> Records supplied
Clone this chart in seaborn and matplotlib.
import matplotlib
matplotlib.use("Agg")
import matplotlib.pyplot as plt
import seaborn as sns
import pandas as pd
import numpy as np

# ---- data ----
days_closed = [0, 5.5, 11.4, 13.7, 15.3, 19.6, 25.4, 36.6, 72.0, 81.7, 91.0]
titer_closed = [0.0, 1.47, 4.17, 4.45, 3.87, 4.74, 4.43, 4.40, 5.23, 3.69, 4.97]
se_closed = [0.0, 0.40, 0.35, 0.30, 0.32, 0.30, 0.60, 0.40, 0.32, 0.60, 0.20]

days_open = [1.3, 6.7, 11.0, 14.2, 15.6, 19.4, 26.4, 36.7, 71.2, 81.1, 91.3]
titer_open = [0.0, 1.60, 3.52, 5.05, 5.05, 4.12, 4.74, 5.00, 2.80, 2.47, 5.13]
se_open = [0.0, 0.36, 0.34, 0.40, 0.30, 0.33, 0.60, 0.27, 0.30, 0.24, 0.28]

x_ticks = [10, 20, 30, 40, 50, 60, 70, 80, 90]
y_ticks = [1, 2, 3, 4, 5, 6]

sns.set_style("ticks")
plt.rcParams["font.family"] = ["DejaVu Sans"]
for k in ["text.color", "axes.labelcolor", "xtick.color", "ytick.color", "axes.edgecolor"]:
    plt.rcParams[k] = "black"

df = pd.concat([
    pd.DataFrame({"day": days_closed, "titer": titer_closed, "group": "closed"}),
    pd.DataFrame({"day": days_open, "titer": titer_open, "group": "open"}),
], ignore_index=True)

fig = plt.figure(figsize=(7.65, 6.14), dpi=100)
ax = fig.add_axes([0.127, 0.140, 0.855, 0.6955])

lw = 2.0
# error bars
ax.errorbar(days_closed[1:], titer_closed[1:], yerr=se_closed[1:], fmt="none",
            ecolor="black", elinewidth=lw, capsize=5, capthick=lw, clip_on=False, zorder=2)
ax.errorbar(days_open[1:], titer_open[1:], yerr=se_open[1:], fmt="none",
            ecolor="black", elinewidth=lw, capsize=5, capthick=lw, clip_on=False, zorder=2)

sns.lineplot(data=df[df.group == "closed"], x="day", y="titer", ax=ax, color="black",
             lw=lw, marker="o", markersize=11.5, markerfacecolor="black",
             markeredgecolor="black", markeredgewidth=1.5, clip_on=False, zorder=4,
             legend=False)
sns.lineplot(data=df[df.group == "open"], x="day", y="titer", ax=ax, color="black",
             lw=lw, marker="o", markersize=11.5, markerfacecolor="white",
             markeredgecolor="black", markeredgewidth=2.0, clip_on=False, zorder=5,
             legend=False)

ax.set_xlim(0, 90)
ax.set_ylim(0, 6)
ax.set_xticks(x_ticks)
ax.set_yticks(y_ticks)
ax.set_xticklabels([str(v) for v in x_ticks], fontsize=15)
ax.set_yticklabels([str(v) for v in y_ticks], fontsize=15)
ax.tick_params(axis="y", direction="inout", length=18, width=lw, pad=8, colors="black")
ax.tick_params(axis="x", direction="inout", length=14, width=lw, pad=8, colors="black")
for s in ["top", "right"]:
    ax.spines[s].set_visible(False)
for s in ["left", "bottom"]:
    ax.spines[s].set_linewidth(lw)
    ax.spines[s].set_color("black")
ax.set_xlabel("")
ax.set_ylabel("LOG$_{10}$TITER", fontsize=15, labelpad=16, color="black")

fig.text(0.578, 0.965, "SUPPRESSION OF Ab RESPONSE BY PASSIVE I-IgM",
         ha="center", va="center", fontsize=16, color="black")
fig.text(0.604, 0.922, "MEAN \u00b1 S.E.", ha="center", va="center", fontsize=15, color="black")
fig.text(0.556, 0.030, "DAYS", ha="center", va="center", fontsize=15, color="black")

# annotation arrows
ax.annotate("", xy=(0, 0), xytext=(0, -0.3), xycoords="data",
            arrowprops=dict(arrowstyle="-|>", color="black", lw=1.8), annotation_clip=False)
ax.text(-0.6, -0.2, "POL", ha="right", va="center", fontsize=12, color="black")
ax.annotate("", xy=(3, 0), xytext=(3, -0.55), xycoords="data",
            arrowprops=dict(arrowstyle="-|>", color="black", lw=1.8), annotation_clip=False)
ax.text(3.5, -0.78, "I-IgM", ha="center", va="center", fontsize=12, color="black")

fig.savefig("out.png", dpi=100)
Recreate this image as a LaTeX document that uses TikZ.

> Written task
Return only the lines spanning from the first line of the material through the line with "ax = fig.add_axes([0.127, 0.140, 0.855, 0.6955])", copied exactly, both ends kept.

> Response to this exercise
Clone this chart in seaborn and matplotlib.
import matplotlib
matplotlib.use("Agg")
import matplotlib.pyplot as plt
import seaborn as sns
import pandas as pd
import numpy as np

# ---- data ----
days_closed = [0, 5.5, 11.4, 13.7, 15.3, 19.6, 25.4, 36.6, 72.0, 81.7, 91.0]
titer_closed = [0.0, 1.47, 4.17, 4.45, 3.87, 4.74, 4.43, 4.40, 5.23, 3.69, 4.97]
se_closed = [0.0, 0.40, 0.35, 0.30, 0.32, 0.30, 0.60, 0.40, 0.32, 0.60, 0.20]

days_open = [1.3, 6.7, 11.0, 14.2, 15.6, 19.4, 26.4, 36.7, 71.2, 81.1, 91.3]
titer_open = [0.0, 1.60, 3.52, 5.05, 5.05, 4.12, 4.74, 5.00, 2.80, 2.47, 5.13]
se_open = [0.0, 0.36, 0.34, 0.40, 0.30, 0.33, 0.60, 0.27, 0.30, 0.24, 0.28]

x_ticks = [10, 20, 30, 40, 50, 60, 70, 80, 90]
y_ticks = [1, 2, 3, 4, 5, 6]

sns.set_style("ticks")
plt.rcParams["font.family"] = ["DejaVu Sans"]
for k in ["text.color", "axes.labelcolor", "xtick.color", "ytick.color", "axes.edgecolor"]:
    plt.rcParams[k] = "black"

df = pd.concat([
    pd.DataFrame({"day": days_closed, "titer": titer_closed, "group": "closed"}),
    pd.DataFrame({"day": days_open, "titer": titer_open, "group": "open"}),
], ignore_index=True)

fig = plt.figure(figsize=(7.65, 6.14), dpi=100)
ax = fig.add_axes([0.127, 0.140, 0.855, 0.6955])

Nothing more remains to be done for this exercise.